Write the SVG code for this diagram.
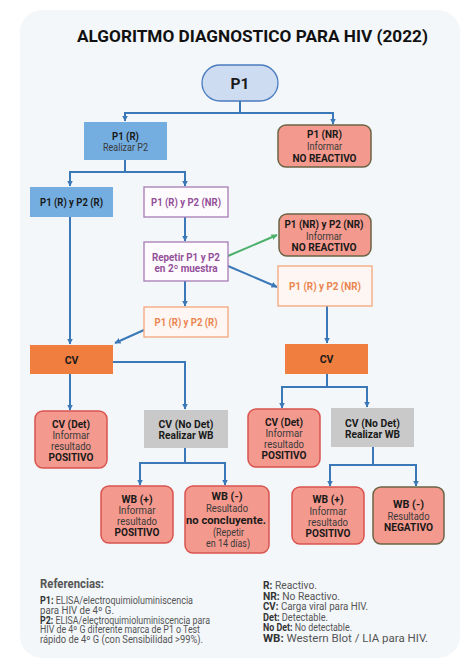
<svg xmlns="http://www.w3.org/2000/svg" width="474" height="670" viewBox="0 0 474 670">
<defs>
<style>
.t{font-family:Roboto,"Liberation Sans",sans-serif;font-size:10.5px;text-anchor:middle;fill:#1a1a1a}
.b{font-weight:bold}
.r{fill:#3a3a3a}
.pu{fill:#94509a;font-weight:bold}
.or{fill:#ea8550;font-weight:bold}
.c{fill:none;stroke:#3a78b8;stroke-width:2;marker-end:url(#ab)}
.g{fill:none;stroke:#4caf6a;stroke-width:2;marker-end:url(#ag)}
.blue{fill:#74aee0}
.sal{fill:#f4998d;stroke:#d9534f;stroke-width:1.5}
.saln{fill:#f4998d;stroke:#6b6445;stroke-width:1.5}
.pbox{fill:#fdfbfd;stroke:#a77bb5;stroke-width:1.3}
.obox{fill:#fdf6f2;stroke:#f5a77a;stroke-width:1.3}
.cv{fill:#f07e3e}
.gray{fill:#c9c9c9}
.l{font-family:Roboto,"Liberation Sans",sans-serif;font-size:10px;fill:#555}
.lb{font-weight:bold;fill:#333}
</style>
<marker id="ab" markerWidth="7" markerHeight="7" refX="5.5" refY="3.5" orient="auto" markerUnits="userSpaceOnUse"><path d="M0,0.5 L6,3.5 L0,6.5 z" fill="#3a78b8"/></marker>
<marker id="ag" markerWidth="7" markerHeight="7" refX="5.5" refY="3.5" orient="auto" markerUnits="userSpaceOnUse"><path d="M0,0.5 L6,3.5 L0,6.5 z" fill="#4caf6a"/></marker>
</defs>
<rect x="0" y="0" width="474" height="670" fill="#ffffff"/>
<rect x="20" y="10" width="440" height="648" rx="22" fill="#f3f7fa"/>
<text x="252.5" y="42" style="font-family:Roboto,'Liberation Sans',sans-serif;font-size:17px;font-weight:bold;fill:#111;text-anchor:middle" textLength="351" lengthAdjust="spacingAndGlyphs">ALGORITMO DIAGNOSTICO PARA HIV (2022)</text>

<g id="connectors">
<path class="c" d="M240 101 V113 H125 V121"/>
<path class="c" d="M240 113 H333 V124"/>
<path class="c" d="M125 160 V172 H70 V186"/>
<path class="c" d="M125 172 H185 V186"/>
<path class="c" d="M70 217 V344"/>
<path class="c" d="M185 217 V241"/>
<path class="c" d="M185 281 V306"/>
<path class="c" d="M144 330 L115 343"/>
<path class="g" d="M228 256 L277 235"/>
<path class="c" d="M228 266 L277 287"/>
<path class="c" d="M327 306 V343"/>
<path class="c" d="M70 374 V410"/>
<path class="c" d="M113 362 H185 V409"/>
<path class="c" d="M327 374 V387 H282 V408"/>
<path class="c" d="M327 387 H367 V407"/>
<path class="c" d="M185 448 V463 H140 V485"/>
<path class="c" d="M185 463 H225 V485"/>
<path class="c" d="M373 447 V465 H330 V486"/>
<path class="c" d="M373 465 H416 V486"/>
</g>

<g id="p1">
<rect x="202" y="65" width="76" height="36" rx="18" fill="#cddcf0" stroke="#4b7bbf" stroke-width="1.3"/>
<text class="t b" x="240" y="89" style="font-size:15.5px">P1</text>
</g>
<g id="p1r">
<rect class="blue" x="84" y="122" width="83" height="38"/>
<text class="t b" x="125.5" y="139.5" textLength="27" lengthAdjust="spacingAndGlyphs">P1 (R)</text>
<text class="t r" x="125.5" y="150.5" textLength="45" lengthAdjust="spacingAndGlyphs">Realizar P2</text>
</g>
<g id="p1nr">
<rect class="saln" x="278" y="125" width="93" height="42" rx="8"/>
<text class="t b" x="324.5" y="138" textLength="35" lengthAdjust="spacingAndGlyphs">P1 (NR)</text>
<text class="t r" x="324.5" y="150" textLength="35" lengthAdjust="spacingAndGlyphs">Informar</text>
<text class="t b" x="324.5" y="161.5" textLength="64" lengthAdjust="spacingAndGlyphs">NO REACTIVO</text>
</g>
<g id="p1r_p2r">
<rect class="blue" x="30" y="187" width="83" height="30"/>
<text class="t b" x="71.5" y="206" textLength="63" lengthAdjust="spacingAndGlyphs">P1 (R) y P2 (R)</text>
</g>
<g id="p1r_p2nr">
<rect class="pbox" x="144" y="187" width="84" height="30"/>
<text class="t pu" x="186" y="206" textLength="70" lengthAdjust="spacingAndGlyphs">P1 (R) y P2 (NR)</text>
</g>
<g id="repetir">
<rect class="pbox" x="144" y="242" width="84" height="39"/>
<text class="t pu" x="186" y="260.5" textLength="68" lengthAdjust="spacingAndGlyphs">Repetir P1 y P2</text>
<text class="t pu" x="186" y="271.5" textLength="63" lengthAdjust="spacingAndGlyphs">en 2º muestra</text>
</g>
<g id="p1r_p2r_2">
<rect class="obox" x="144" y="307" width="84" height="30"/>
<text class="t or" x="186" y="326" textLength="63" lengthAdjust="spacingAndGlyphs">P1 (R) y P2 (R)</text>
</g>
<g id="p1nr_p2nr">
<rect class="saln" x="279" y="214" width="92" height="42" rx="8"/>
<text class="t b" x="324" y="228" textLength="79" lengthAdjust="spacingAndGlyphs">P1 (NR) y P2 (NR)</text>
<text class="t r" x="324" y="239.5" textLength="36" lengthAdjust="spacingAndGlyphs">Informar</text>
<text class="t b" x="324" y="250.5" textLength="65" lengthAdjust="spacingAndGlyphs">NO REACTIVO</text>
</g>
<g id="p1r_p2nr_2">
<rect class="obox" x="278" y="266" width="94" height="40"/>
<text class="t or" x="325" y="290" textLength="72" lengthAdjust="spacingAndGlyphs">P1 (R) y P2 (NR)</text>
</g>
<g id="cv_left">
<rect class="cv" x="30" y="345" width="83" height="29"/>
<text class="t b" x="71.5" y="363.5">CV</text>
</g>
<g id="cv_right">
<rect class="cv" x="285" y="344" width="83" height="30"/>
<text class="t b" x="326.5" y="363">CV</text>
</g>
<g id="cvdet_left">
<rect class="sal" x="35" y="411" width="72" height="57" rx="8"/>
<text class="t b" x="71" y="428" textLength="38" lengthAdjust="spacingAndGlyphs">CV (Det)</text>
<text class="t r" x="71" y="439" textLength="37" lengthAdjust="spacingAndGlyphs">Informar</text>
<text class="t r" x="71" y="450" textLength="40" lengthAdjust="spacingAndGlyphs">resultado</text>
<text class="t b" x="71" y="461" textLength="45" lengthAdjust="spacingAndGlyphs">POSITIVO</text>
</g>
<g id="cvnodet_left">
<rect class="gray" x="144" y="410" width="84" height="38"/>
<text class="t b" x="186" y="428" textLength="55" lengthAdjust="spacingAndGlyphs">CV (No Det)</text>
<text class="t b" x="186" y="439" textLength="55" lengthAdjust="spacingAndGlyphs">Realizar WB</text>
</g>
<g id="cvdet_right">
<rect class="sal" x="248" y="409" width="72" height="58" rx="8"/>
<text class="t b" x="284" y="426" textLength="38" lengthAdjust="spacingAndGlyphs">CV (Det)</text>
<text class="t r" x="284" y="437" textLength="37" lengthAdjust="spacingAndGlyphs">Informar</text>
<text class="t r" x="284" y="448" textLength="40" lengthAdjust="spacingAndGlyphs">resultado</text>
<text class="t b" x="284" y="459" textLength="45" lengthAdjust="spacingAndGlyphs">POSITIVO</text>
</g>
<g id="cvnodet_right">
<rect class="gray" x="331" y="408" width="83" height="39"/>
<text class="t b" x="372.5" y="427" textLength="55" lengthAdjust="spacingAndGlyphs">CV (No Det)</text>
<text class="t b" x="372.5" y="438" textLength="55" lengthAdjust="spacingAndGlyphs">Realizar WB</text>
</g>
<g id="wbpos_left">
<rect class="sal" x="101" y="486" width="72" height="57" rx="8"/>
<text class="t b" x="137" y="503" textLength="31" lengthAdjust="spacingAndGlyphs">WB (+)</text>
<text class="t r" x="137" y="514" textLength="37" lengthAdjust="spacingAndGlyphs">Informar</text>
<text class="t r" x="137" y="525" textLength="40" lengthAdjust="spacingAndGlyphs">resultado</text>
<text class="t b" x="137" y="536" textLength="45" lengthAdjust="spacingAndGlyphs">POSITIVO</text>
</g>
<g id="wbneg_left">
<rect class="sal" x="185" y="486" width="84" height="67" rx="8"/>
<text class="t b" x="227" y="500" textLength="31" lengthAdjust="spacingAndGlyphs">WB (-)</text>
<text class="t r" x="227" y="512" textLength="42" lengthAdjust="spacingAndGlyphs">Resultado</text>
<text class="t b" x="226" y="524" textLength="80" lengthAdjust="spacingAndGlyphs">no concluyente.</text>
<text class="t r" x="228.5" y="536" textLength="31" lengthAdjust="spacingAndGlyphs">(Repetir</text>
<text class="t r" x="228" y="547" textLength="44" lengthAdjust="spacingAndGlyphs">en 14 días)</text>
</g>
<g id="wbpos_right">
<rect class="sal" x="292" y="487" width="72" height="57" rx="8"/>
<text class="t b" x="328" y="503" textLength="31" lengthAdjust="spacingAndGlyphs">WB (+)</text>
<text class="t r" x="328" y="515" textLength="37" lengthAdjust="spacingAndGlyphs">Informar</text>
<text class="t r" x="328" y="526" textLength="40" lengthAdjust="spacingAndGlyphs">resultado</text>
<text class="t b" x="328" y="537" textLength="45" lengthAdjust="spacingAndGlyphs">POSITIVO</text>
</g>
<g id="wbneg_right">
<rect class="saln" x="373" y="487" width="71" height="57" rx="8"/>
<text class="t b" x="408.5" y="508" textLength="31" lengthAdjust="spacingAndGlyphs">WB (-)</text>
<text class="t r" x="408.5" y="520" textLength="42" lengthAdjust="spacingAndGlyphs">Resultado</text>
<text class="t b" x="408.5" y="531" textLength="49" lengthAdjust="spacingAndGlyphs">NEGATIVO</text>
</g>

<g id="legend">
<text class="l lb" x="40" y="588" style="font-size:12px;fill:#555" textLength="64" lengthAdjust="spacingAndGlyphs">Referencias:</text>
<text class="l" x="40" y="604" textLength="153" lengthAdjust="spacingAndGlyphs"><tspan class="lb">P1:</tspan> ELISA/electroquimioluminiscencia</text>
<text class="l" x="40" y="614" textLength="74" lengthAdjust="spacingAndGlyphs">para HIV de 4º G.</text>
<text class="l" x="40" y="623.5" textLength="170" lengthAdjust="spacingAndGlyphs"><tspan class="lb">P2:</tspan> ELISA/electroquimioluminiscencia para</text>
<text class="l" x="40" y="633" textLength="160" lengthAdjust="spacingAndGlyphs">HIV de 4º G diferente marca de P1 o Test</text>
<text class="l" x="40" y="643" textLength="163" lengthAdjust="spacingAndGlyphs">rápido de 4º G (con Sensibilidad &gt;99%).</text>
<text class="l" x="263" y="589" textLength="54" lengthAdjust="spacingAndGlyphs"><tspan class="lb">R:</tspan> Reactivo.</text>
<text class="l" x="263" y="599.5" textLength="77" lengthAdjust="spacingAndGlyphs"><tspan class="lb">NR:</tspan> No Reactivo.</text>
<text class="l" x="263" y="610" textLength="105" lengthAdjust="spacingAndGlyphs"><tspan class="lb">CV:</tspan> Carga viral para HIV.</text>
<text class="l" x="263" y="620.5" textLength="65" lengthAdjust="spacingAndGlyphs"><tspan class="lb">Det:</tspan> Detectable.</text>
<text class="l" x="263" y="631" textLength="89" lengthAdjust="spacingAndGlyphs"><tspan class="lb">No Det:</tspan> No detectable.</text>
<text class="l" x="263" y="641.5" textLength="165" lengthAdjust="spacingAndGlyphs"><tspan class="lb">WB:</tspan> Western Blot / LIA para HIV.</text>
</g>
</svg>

^^^^^^^^^^^^^^^^

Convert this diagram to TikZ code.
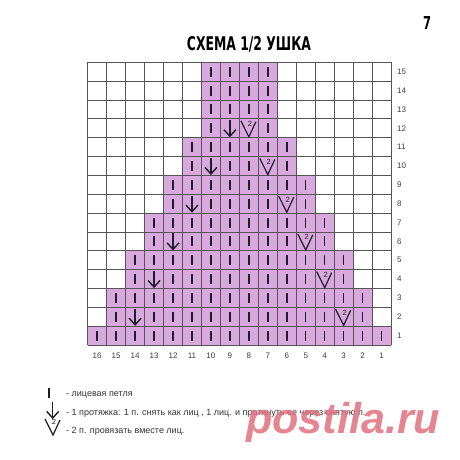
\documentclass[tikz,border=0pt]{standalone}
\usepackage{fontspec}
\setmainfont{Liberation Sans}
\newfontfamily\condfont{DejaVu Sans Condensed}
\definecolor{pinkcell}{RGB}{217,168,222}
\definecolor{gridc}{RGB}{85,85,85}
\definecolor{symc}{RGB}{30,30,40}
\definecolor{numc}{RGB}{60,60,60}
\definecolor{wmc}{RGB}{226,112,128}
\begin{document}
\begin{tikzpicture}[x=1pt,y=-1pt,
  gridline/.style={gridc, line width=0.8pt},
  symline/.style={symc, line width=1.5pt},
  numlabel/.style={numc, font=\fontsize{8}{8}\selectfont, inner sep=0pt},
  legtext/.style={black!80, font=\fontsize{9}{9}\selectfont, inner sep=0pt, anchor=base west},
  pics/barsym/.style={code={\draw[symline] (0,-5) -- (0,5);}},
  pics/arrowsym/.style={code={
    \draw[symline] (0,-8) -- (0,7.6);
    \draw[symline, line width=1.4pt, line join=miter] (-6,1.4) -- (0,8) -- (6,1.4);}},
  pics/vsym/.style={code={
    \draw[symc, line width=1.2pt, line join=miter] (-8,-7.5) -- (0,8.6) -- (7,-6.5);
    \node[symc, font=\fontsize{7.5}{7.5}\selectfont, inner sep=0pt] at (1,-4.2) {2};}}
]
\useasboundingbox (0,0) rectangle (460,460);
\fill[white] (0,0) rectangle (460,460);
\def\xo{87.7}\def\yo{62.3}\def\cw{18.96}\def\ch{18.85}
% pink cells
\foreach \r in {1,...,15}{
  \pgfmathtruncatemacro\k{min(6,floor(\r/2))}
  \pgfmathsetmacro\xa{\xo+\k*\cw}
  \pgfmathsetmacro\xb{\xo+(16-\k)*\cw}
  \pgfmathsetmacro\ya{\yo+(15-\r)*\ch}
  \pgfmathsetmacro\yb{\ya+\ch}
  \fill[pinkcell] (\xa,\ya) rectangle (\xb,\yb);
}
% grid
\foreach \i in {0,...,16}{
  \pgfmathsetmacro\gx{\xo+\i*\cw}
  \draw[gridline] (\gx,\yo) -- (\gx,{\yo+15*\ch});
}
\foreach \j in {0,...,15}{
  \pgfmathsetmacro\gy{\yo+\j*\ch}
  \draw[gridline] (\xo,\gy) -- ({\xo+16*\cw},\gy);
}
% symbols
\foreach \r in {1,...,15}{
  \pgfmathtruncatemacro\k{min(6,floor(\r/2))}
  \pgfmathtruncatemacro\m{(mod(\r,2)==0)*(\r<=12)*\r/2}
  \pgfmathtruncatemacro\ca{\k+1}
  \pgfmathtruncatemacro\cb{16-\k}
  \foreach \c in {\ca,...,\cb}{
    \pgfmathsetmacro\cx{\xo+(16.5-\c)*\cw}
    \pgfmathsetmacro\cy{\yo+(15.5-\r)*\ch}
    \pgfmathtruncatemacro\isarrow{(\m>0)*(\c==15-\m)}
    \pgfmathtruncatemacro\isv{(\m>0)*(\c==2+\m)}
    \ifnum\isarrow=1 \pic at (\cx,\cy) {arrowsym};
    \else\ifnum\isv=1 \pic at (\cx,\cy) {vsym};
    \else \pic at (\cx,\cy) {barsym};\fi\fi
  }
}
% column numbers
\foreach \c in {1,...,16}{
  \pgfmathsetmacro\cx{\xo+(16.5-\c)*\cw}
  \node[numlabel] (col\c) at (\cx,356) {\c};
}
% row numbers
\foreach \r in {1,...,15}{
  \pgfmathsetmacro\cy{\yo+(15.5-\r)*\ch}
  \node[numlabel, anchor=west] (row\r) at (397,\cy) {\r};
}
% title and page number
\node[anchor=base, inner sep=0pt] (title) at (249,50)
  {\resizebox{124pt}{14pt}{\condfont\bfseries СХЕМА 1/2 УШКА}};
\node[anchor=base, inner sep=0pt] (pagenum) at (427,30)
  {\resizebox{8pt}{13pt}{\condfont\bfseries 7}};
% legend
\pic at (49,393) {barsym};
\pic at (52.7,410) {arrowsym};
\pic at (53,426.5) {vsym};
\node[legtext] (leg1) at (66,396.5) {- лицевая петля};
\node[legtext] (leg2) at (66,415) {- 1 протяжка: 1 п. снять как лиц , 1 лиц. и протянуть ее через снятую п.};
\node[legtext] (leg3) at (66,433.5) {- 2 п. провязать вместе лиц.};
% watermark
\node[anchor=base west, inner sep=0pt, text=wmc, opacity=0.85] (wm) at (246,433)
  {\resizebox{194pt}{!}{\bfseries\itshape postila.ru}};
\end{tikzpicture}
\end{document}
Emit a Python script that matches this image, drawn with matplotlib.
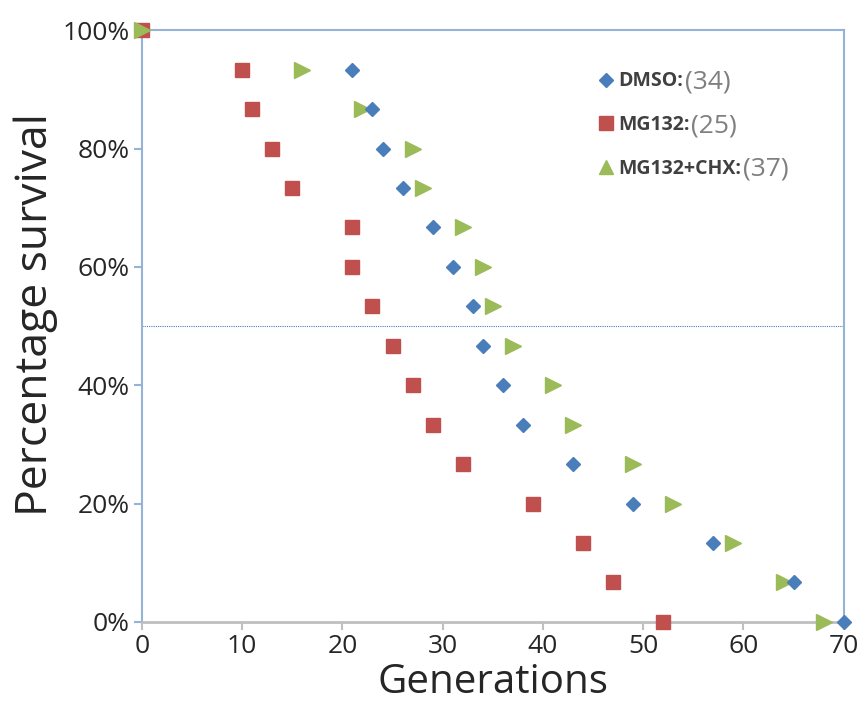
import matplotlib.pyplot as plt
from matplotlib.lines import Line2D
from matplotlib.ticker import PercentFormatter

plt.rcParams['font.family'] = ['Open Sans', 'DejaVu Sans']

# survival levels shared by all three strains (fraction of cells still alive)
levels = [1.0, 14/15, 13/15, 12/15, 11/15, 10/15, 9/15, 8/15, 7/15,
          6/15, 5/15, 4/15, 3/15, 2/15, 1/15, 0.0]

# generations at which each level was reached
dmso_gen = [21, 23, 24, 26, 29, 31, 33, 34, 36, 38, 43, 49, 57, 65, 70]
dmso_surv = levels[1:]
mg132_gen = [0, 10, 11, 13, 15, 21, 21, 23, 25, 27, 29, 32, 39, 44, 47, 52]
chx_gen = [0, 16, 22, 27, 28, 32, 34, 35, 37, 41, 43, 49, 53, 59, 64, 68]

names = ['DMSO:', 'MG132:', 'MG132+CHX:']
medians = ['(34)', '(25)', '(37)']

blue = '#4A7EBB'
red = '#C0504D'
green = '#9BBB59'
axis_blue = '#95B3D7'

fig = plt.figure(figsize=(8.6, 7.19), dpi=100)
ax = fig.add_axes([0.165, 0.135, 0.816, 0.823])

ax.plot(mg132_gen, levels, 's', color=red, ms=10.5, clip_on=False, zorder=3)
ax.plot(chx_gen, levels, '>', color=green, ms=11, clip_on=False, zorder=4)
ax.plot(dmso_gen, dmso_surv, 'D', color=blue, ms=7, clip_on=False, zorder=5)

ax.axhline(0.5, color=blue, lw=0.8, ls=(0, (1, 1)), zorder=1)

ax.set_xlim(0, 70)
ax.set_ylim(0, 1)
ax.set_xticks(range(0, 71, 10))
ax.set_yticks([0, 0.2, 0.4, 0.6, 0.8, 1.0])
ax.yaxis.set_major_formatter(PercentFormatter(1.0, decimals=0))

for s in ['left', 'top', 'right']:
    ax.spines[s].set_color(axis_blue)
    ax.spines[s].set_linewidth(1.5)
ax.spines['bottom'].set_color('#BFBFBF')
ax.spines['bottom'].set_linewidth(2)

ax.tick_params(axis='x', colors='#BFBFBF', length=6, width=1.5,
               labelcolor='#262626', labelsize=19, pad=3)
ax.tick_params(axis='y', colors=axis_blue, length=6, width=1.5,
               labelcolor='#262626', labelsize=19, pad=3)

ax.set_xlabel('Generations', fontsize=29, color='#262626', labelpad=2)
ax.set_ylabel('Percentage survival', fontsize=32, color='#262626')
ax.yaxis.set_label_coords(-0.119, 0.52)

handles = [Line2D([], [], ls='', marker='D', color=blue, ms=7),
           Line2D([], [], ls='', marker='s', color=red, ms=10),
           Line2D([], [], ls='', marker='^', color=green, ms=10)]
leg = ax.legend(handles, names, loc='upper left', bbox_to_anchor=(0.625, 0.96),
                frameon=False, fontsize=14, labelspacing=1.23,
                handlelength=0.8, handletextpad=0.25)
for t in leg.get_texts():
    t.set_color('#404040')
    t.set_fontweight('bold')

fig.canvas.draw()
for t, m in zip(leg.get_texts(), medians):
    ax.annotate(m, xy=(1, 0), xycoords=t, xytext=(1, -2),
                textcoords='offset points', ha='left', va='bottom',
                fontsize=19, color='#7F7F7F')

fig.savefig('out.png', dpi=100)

^^^^^^^^^^^^^^^^

§ **STATED GOAL**: Without the pictures, write out exactly the lines from the one that has "Emit a Python" down to the one that has "ms=7, clip_on=False, zorder=5)", both included.

§ **TASK RESULT**:
Emit a Python script that matches this image, drawn with matplotlib.
import matplotlib.pyplot as plt
from matplotlib.lines import Line2D
from matplotlib.ticker import PercentFormatter

plt.rcParams['font.family'] = ['Open Sans', 'DejaVu Sans']

# survival levels shared by all three strains (fraction of cells still alive)
levels = [1.0, 14/15, 13/15, 12/15, 11/15, 10/15, 9/15, 8/15, 7/15,
          6/15, 5/15, 4/15, 3/15, 2/15, 1/15, 0.0]

# generations at which each level was reached
dmso_gen = [21, 23, 24, 26, 29, 31, 33, 34, 36, 38, 43, 49, 57, 65, 70]
dmso_surv = levels[1:]
mg132_gen = [0, 10, 11, 13, 15, 21, 21, 23, 25, 27, 29, 32, 39, 44, 47, 52]
chx_gen = [0, 16, 22, 27, 28, 32, 34, 35, 37, 41, 43, 49, 53, 59, 64, 68]

names = ['DMSO:', 'MG132:', 'MG132+CHX:']
medians = ['(34)', '(25)', '(37)']

blue = '#4A7EBB'
red = '#C0504D'
green = '#9BBB59'
axis_blue = '#95B3D7'

fig = plt.figure(figsize=(8.6, 7.19), dpi=100)
ax = fig.add_axes([0.165, 0.135, 0.816, 0.823])

ax.plot(mg132_gen, levels, 's', color=red, ms=10.5, clip_on=False, zorder=3)
ax.plot(chx_gen, levels, '>', color=green, ms=11, clip_on=False, zorder=4)
ax.plot(dmso_gen, dmso_surv, 'D', color=blue, ms=7, clip_on=False, zorder=5)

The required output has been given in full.